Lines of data
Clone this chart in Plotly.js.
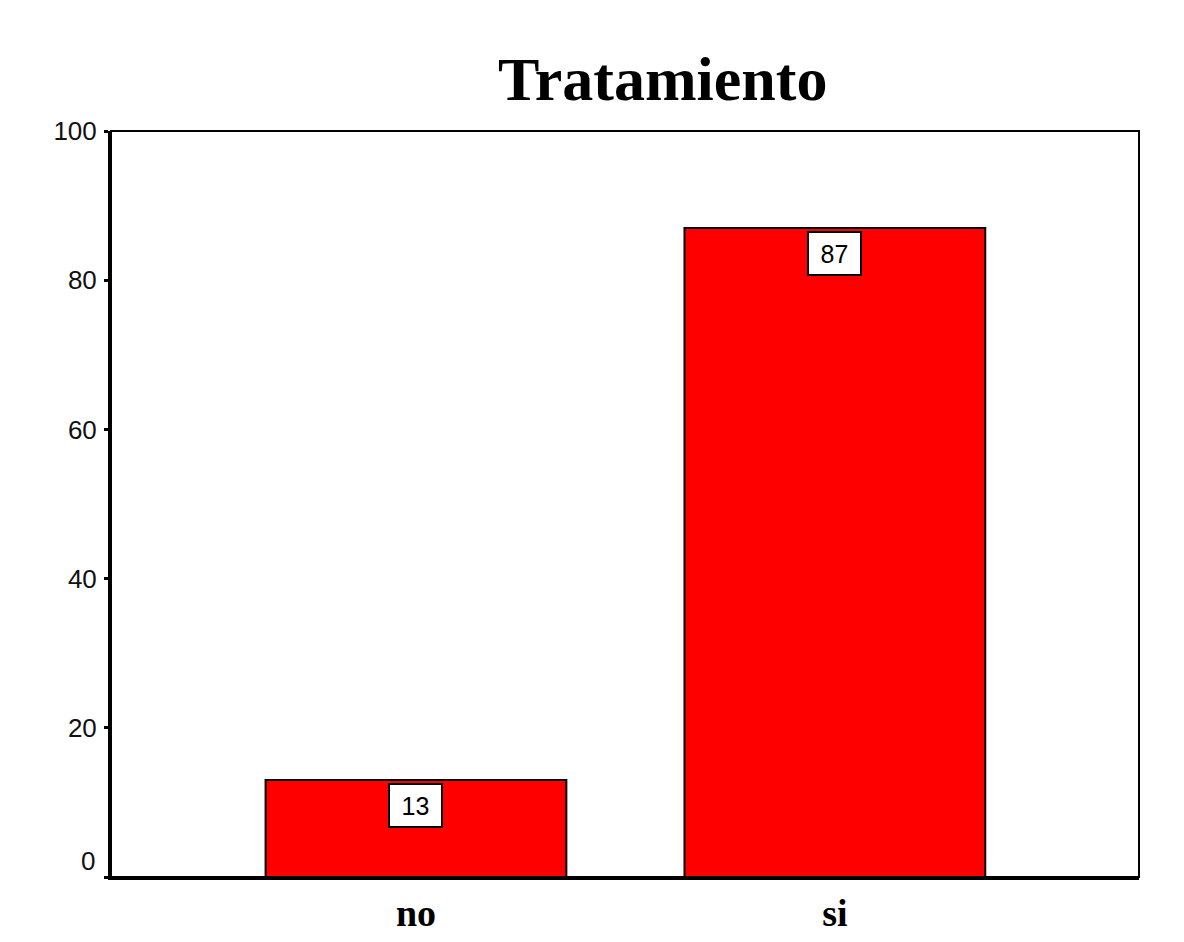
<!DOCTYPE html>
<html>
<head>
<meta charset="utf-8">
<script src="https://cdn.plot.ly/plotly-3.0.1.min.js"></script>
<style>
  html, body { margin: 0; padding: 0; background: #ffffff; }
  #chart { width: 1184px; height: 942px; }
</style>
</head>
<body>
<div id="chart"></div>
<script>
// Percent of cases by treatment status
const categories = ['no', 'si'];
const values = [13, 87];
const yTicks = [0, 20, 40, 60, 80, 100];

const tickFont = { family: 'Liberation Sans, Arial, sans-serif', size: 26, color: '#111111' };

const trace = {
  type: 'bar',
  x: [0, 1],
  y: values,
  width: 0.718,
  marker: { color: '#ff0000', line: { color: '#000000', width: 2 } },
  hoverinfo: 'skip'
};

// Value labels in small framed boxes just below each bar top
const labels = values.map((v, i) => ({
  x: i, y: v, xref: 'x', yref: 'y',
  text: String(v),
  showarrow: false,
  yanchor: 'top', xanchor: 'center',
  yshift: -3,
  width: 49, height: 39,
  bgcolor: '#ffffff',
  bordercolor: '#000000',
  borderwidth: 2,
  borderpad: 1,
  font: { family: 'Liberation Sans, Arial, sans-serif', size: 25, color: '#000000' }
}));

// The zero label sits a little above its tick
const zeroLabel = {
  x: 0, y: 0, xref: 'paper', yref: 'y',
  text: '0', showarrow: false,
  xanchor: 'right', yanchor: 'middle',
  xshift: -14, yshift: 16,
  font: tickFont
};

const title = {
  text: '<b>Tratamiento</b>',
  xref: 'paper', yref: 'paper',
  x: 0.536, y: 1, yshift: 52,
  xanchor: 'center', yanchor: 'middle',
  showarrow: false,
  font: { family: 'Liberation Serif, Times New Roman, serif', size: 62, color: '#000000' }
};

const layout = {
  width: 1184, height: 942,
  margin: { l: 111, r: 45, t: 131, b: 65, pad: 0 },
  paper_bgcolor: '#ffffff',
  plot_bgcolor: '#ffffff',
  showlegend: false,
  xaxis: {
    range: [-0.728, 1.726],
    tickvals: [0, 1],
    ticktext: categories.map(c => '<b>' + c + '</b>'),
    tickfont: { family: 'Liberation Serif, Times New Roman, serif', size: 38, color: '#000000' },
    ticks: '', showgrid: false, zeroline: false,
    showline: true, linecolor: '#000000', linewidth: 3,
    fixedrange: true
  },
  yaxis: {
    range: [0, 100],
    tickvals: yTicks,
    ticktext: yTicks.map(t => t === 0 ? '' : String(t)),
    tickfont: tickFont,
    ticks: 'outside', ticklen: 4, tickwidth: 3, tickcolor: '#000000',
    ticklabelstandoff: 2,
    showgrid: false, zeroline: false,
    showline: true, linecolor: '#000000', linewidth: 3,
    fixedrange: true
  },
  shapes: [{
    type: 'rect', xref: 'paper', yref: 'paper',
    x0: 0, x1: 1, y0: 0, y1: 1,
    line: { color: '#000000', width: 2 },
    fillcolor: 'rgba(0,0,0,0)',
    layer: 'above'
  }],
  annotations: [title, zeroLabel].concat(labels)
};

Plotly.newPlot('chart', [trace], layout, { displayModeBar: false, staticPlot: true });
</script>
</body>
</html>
---
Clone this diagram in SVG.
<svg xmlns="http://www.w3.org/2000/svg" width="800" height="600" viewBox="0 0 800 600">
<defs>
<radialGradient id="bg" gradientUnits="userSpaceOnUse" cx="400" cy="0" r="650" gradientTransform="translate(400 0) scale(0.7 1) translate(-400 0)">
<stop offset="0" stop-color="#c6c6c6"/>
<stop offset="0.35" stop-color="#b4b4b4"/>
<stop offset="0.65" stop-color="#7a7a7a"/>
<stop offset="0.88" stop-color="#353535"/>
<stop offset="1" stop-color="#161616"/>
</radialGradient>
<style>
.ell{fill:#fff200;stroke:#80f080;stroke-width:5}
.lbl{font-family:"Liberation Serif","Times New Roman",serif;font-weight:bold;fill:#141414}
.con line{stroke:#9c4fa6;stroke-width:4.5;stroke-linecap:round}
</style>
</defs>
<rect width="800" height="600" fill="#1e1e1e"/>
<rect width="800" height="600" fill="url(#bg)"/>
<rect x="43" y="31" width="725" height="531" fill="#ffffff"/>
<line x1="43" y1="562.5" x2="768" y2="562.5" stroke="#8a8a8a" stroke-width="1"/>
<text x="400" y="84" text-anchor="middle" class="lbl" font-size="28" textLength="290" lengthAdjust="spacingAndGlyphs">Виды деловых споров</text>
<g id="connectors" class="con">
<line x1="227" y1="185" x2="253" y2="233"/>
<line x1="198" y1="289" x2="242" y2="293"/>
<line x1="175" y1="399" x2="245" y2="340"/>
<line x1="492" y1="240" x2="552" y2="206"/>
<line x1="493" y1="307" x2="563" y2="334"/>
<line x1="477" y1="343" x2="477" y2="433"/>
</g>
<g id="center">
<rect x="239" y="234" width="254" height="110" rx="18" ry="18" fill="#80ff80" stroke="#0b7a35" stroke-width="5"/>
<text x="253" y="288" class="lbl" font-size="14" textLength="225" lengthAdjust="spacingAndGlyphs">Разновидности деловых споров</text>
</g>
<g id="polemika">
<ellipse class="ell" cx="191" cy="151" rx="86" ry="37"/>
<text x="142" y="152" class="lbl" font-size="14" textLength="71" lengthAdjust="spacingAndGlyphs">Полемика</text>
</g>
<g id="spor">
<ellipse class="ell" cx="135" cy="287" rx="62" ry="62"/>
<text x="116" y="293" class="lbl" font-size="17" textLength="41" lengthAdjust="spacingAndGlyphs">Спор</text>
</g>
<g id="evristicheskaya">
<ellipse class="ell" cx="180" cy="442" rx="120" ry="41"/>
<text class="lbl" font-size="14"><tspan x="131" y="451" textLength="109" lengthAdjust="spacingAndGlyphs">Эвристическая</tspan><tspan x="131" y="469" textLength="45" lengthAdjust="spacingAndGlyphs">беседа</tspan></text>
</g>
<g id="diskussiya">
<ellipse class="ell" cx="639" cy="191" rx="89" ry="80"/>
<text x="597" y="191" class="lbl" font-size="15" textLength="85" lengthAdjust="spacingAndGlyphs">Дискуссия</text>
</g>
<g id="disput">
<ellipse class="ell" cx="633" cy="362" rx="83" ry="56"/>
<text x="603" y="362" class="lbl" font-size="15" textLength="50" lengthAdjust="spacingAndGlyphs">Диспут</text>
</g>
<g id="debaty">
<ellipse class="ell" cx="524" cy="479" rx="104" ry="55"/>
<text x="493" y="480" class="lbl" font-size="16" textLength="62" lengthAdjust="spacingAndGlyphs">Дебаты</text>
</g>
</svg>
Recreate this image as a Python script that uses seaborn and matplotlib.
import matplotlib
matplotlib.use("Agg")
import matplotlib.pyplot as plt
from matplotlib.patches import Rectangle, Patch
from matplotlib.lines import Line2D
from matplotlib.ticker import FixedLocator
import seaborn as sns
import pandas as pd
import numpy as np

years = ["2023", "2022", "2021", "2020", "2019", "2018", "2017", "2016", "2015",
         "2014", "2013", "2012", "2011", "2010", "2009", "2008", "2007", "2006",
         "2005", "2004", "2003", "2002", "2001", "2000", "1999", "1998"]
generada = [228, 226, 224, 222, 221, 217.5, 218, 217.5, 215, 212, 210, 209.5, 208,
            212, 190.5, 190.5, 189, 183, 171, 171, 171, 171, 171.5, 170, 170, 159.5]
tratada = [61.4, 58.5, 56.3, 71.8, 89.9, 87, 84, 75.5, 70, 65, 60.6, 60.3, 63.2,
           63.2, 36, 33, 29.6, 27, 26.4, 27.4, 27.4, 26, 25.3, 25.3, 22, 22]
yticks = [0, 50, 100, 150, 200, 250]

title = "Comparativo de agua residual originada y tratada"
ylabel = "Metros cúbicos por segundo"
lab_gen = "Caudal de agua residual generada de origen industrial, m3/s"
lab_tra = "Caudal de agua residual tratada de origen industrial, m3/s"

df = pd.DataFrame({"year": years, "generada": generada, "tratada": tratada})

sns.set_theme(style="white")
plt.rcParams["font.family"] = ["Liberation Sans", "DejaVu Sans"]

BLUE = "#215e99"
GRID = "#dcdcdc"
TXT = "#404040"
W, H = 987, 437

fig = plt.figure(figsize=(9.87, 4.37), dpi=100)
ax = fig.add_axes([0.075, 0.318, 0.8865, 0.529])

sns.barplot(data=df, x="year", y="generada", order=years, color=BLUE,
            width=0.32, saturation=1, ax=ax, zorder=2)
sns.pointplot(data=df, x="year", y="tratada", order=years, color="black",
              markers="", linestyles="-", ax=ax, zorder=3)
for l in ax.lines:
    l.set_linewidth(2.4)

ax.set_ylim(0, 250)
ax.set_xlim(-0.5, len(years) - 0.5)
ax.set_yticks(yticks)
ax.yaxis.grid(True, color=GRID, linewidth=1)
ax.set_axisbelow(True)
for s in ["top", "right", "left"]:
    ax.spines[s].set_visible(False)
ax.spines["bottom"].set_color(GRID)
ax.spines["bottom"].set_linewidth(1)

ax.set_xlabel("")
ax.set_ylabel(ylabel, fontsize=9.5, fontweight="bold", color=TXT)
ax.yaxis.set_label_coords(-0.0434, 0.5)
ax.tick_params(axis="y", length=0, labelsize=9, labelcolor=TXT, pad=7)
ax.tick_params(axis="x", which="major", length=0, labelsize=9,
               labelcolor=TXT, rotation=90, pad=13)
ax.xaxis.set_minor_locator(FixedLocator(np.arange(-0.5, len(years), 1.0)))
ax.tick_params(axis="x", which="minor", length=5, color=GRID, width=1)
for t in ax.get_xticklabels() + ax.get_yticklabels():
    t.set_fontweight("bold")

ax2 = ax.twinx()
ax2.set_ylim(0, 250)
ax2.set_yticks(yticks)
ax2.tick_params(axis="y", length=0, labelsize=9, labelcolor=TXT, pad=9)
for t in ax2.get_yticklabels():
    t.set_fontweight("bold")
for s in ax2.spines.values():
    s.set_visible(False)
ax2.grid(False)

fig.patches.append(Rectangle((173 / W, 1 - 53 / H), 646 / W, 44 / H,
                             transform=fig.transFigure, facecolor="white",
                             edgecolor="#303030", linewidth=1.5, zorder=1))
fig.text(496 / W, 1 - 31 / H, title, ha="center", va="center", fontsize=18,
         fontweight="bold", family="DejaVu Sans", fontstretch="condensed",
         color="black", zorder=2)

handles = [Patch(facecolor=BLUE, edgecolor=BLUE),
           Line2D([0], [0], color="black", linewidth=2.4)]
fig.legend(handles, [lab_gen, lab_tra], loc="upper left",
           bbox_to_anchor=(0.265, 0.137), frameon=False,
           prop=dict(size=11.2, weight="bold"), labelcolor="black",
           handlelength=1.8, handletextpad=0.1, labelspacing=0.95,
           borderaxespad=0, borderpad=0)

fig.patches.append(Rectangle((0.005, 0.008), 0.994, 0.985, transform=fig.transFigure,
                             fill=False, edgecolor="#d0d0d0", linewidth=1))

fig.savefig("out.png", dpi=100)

Exercise objective: From the records above, copy only the lines running from the line holding "Clone this chart in Plotly.js." through the line holding "const yTicks = [0, 20, 40, 60, 80, 100];", with no pictures.

The completed task:
Clone this chart in Plotly.js.
<!DOCTYPE html>
<html>
<head>
<meta charset="utf-8">
<script src="https://cdn.plot.ly/plotly-3.0.1.min.js"></script>
<style>
  html, body { margin: 0; padding: 0; background: #ffffff; }
  #chart { width: 1184px; height: 942px; }
</style>
</head>
<body>
<div id="chart"></div>
<script>
// Percent of cases by treatment status
const categories = ['no', 'si'];
const values = [13, 87];
const yTicks = [0, 20, 40, 60, 80, 100];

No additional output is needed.